Bogus digital signatures, Re: OT: utility account transfer frauds
Peter Tomlinson
Peter Tomlinson" <pwt at iosis.co.uk
Sat, 12 Oct 2002 12:35:15 +0100
Yes, we could do a lot better, but the card associations decided not to.
Amex (not part of EMV) was the first to add extra authentication to their
chip card. Until the end of last year, the UK banks were rolling out a very
simple chip card (lowest possible cost), which only replicated the mag
stripe transaction process. Its true that it cannot be cloned in the way
that is so easy with the mag stripe cards, so it is a big step forward.

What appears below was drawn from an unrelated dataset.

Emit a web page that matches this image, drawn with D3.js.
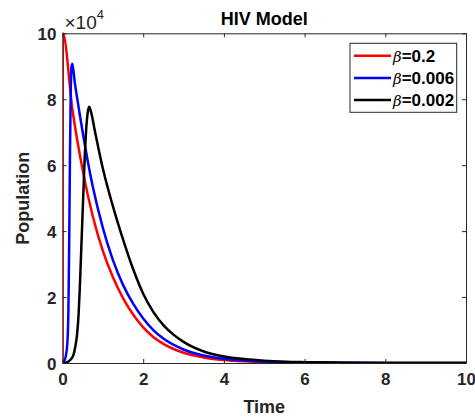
<!DOCTYPE html>
<html lang="en">
<head>
    <meta charset="UTF-8">
    <script src="https://d3js.org/d3.v7.min.js"></script>
    <title>HIV Model</title>
    <style>
        html,
        body {
            margin: 0px;
            padding: 0px;
            background-color: #ffffff;
            font-family: "Liberation Sans", Arial, sans-serif;
        }
    </style>
</head>
<body>
    <div id='chart'></div>
    <script>

        // values, population in units of 1e4
        const redT   = [0, 0.008, 0.25, 0.5, 0.75, 1.0, 1.25, 1.5, 1.75, 2.0, 2.25, 2.5, 3.0, 3.5, 4.0, 4.5, 5, 6, 7, 8, 10];
        const redV   = [0, 10, 7.65, 5.85, 4.45, 3.4, 2.6, 1.97, 1.47, 1.08, 0.79, 0.58, 0.31, 0.17, 0.09, 0.05, 0.03, 0.01, 0.003, 0, 0];

        const blueT  = [0, 0.03, 0.08, 0.12, 0.145, 0.165, 0.185, 0.205, 0.225, 0.245, 0.3, 0.4, 0.5, 0.75, 1.0, 1.25, 1.5, 1.75, 2.0, 2.25, 2.5, 3.0, 3.5, 4.0, 4.5, 5, 6, 7, 8, 10];
        const blueV  = [0, 0.02, 0.2, 0.6, 1.5, 3.5, 6.3, 8.3, 9.0, 9.08, 8.55, 7.75, 7.0, 5.35, 4.1, 3.12, 2.37, 1.8, 1.35, 1.0, 0.74, 0.41, 0.23, 0.13, 0.075, 0.045, 0.015, 0.005, 0, 0];

        const blackT = [0, 0.08, 0.19, 0.27, 0.31, 0.36, 0.40, 0.43, 0.46, 0.50, 0.54, 0.58, 0.62, 0.66, 0.71, 0.8, 1.0, 1.25, 1.5, 1.75, 2.0, 2.25, 2.5, 2.75, 3.0, 3.5, 4.0, 4.5, 5, 5.5, 6, 7, 8, 10];
        const blackV = [0, 0.01, 0.09, 0.24, 0.45, 0.85, 1.5, 2.3, 3.3, 4.6, 5.9, 6.95, 7.55, 7.77, 7.6, 7.05, 5.9, 4.75, 3.75, 2.85, 2.1, 1.55, 1.15, 0.86, 0.64, 0.35, 0.2, 0.12, 0.07, 0.04, 0.025, 0.01, 0, 0];

        const xTicks = [0, 2, 4, 6, 8, 10];
        const yTicks = [0, 2, 4, 6, 8, 10];

        const seriesNames = ['=0.2', '=0.006', '=0.002'];
        const seriesColors = ['#ff0000', '#0000ff', '#000000'];

        const width = 475, height = 419;
        const margin = {left: 62.5, right: 9, top: 33.3, bottom: 56};
        const axisColor = '#262626';

        let svg = d3.select('#chart').append('svg')
            .attr('width', width).attr('height', height);

        let x = d3.scaleLinear().domain([0, 10]).range([margin.left, width - margin.right]);
        let y = d3.scaleLinear().domain([0, 10]).range([height - margin.bottom, margin.top]);

        svg.append('clipPath').attr('id', 'clip')
            .append('rect')
            .attr('x', x(0)).attr('y', y(10) - 2)
            .attr('width', x(10) - x(0)).attr('height', y(0) - y(10) + 2);

        let line = d3.line()
            .x(d => x(d[0]))
            .y(d => y(d[1]))
            .curve(d3.curveMonotoneX);

        let series = [
            d3.zip(redT, redV),
            d3.zip(blueT, blueV),
            d3.zip(blackT, blackV)
        ];

        svg.append('g').attr('clip-path', 'url(#clip)')
            .selectAll('path')
            .data(series)
            .join('path')
            .attr('d', line)
            .attr('fill', 'none')
            .attr('stroke', (d, i) => seriesColors[i])
            .attr('stroke-width', 2.5)
            .attr('stroke-linejoin', 'round');

        // axes, ticks point inward like the original
        let xAxis = svg.append('g')
            .attr('transform', `translate(0,${y(0)})`)
            .call(d3.axisBottom(x).tickValues(xTicks).tickSizeInner(-4).tickSizeOuter(0).tickPadding(10));
        let yAxis = svg.append('g')
            .attr('transform', `translate(${x(0)},0)`)
            .call(d3.axisLeft(y).tickValues(yTicks).tickSizeInner(-4).tickSizeOuter(0).tickPadding(6));
        let xTop = svg.append('g')
            .attr('transform', `translate(0,${y(10)})`)
            .call(d3.axisTop(x).tickValues(xTicks).tickSizeInner(-4).tickSizeOuter(0).tickFormat(''));
        let yRight = svg.append('g')
            .attr('transform', `translate(${x(10)},0)`)
            .call(d3.axisRight(y).tickValues(yTicks).tickSizeInner(-4).tickSizeOuter(0).tickFormat(''));

        [xAxis, yAxis, xTop, yRight].forEach(g => {
            g.select('.domain').attr('stroke', axisColor).attr('stroke-width', 1);
            g.selectAll('.tick line').attr('stroke', axisColor);
            g.selectAll('.tick text')
                .attr('fill', axisColor)
                .attr('font-family', '"Liberation Sans", Arial, sans-serif')
                .attr('font-size', 17)
                .attr('font-weight', 'bold');
        });
        yAxis.selectAll('.tick text').attr('dy', '0.36em');

        // exponent label
        let expo = svg.append('text')
            .attr('x', x(0) + 2).attr('y', 29)
            .attr('fill', axisColor)
            .attr('font-size', 19);
        expo.append('tspan').text('\u00d710');
        expo.append('tspan').attr('font-size', 13).attr('dy', -10).text('4');

        svg.append('text')
            .attr('x', (x(0) + x(10)) / 2).attr('y', 25)
            .attr('text-anchor', 'middle')
            .attr('font-size', 18).attr('font-weight', 'bold')
            .attr('fill', '#000')
            .text('HIV Model');

        svg.append('text')
            .attr('x', (x(0) + x(10)) / 2).attr('y', 413)
            .attr('text-anchor', 'middle')
            .attr('font-size', 18).attr('font-weight', 'bold')
            .attr('fill', axisColor)
            .text('Time');

        svg.append('text')
            .attr('transform', `translate(29,${(y(0) + y(10)) / 2}) rotate(-90)`)
            .attr('text-anchor', 'middle')
            .attr('font-size', 18).attr('font-weight', 'bold')
            .attr('fill', axisColor)
            .text('Population');

        // legend
        let legend = svg.append('g');
        legend.append('rect')
            .attr('x', 350).attr('y', 43.3)
            .attr('width', 106.7).attr('height', 69)
            .attr('fill', '#fff')
            .attr('stroke', axisColor).attr('stroke-width', 1);

        let rows = legend.selectAll('g.row')
            .data(seriesNames)
            .join('g')
            .attr('class', 'row')
            .attr('transform', (d, i) => `translate(0,${55.7 + i * 22.2})`);

        rows.append('line')
            .attr('x1', 354).attr('x2', 391)
            .attr('stroke', (d, i) => seriesColors[i])
            .attr('stroke-width', 2.5);

        let lt = rows.append('text')
            .attr('x', 393).attr('dy', '0.36em')
            .attr('font-size', 17)
            .attr('fill', '#000');
        lt.append('tspan').attr('font-style', 'italic').attr('font-family', '"DejaVu Serif", serif').attr('font-size', 15).text('\u03b2');
        lt.append('tspan').attr('font-weight', 'bold').text(d => d);

    </script>
</body>
</html>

When the French proposed the FINREAD specification for European recognition,
it was their intent to have all 'customer not present' debit smart card
transactions using a secure end-to-end transaction protocol, but the EMV
consortium would not adopt that, and the French rollout was blocked.
Peter
----- Original Message -----
From: "Adrian Midgley" <akm@92tr.freeserve.co.uk>
To: <ukcrypto@chiark.greenend.org.uk>
Sent: Saturday, October 12, 2002 11:49 AM
Subject: Re: Bogus digital signatures, Re: OT: utility account transfer
frauds
On Saturday 12 October 2002 09:29, you wrote:
> Yep -- they force the risk of cardholder-not-present transactions onto
> merchants: http://elj.warwick.ac.uk/jilt/00-3/bohm.html
Could we do better?
Is there any merit in systems such as e-Gold where there is a physical
resource involved - I don't know how cryptographically respectable their
authentication and security systems are.